* Begin *

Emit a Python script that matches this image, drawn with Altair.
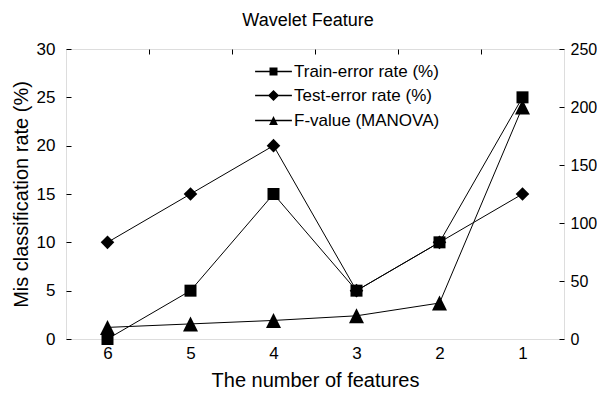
import altair as alt
import pandas as pd

features = [6, 5, 4, 3, 2, 1]
train = [0, 5, 15, 5, 10, 25]
test = [10, 15, 20, 5, 10, 15]
fvalue = [10, 13, 16, 20, 31, 200]

s_train = "Train-error rate (%)"
s_test = "Test-error rate (%)"
s_f = "F-value (MANOVA)"
series_order = [s_train, s_test, s_f]

left_df = pd.DataFrame({
    "n": features * 2,
    "value": train + test,
    "series": [s_train] * 6 + [s_test] * 6,
})
right_df = pd.DataFrame({"n": features, "value": fvalue, "series": [s_f] * 6})
all_df = pd.concat([left_df, right_df], ignore_index=True)

FONT = "Liberation Sans"
W, H = 498, 290

xscale = alt.Scale(domain=[0.5, 6.5], reverse=True, nice=False, zero=False)

mark_shapes = alt.Scale(
    domain=series_order,
    range=["square", "diamond", "M0,-1L1,1L-1,1Z"],
)
mark_sizes = alt.Scale(domain=series_order, range=[144, 225, 169])

x_label_axis = alt.Axis(
    values=features, format="d", ticks=False, domain=False, grid=False,
    labelPadding=6, labelFontSize=17, labelColor="black", labelFont=FONT,
    title="The number of features", titleFontSize=20, titleFont=FONT,
    titleFontWeight="normal", titleColor="black", titlePadding=9,
)
x_tick_axis = alt.Axis(
    values=[1.5, 2.5, 3.5, 4.5, 5.5], labels=False, domain=False, grid=False,
    tickSize=5, offset=-5, tickColor="black", title=None,
)

left_lines = alt.Chart(left_df).mark_line(color="black", strokeWidth=1).encode(
    x=alt.X("n:Q", scale=xscale, axis=x_label_axis),
    y=alt.Y("value:Q", scale=alt.Scale(domain=[0, 30], nice=False),
            axis=alt.Axis(values=[0, 5, 10, 15, 20, 25, 30], orient="left",
                          domain=False, grid=False, tickSize=5, offset=-5,
                          tickColor="black", labelPadding=11, labelFontSize=17,
                          labelFont=FONT, labelColor="black",
                          title="Mis classification rate (%)", titleFontSize=20,
                          titleFont=FONT, titleFontWeight="normal",
                          titleColor="black", titlePadding=5)),
    detail="series:N",
)
left_points = alt.Chart(left_df).mark_point(filled=True, color="black", opacity=1).encode(
    x=alt.X("n:Q", scale=xscale),
    y=alt.Y("value:Q"),
    shape=alt.Shape("series:N", scale=mark_shapes, legend=None),
    size=alt.Size("series:N", scale=mark_sizes, legend=None),
)
left_layer = alt.layer(left_lines, left_points)

right_lines = alt.Chart(right_df).mark_line(color="black", strokeWidth=1).encode(
    x=alt.X("n:Q", scale=xscale, axis=x_tick_axis),
    y=alt.Y("value:Q", scale=alt.Scale(domain=[0, 250], nice=False),
            axis=alt.Axis(values=[0, 50, 100, 150, 200, 250], orient="right",
                          domain=False, grid=False, tickSize=5, offset=-5,
                          tickColor="black", labelPadding=6, labelFontSize=16,
                          labelFont=FONT, labelColor="black", title=None)),
)
right_points = alt.Chart(right_df).mark_point(filled=True, color="black", opacity=1).encode(
    x=alt.X("n:Q", scale=xscale),
    y=alt.Y("value:Q"),
    shape=alt.Shape("series:N", scale=mark_shapes, legend=None),
    size=alt.Size("series:N", scale=mark_sizes, legend=None),
)
right_layer = alt.layer(right_lines, right_points)

legend_shapes = alt.Scale(
    domain=series_order,
    range=[
        "M-4.6,-0.16H4.6V0.16H-4.6ZM-1,-1H1V1H-1Z",
        "M-4.6,-0.16H4.6V0.16H-4.6ZM0,-1.4L1.4,0L0,1.4L-1.4,0Z",
        "M-4.6,-0.16H4.6V0.16H-4.6ZM0,-1.1L1.1,1.1L-1.1,1.1Z",
    ],
)
legend_layer = alt.Chart(all_df).mark_point(
    filled=True, color="black", opacity=0
).encode(
    x=alt.X("n:Q", scale=xscale, axis=None),
    y=alt.Y("value:Q", axis=None),
    shape=alt.Shape(
        "series:N", scale=legend_shapes,
        legend=alt.Legend(
            title=None, orient="none", legendX=199, legendY=14, padding=0,
            symbolSize=64, symbolFillColor="black", symbolOpacity=1,
            labelFontSize=17, labelFont=FONT, labelColor="black",
            labelOffset=12, rowPadding=6,
        ),
    ),
)

chart = alt.layer(left_layer, right_layer, legend_layer).resolve_scale(
    y="independent", shape="independent", size="independent"
).resolve_axis(x="independent").properties(
    width=W, height=H,
    title=alt.TitleParams("Wavelet Feature", fontSize=18, fontWeight="normal",
                          font=FONT, color="black", offset=10, dx=-7),
    autosize=alt.AutoSizeParams(type="none"),
    padding={"left": 58, "top": 41, "right": 33, "bottom": 54},
).configure_view(stroke="black", strokeWidth=1).configure(font=FONT)

chart.save("out.html", embed_options={"renderer": "svg", "actions": False})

* End *

[Aim of the task]: Set down again, exactly, the lines of the material above from its first line to the one with "range=[144, 225, 169])", inclusive. Leave the pictures out.

[Answer to this problem]:
Emit a Python script that matches this image, drawn with Altair.
import altair as alt
import pandas as pd

features = [6, 5, 4, 3, 2, 1]
train = [0, 5, 15, 5, 10, 25]
test = [10, 15, 20, 5, 10, 15]
fvalue = [10, 13, 16, 20, 31, 200]

s_train = "Train-error rate (%)"
s_test = "Test-error rate (%)"
s_f = "F-value (MANOVA)"
series_order = [s_train, s_test, s_f]

left_df = pd.DataFrame({
    "n": features * 2,
    "value": train + test,
    "series": [s_train] * 6 + [s_test] * 6,
})
right_df = pd.DataFrame({"n": features, "value": fvalue, "series": [s_f] * 6})
all_df = pd.concat([left_df, right_df], ignore_index=True)

FONT = "Liberation Sans"
W, H = 498, 290

xscale = alt.Scale(domain=[0.5, 6.5], reverse=True, nice=False, zero=False)

mark_shapes = alt.Scale(
    domain=series_order,
    range=["square", "diamond", "M0,-1L1,1L-1,1Z"],
)
mark_sizes = alt.Scale(domain=series_order, range=[144, 225, 169])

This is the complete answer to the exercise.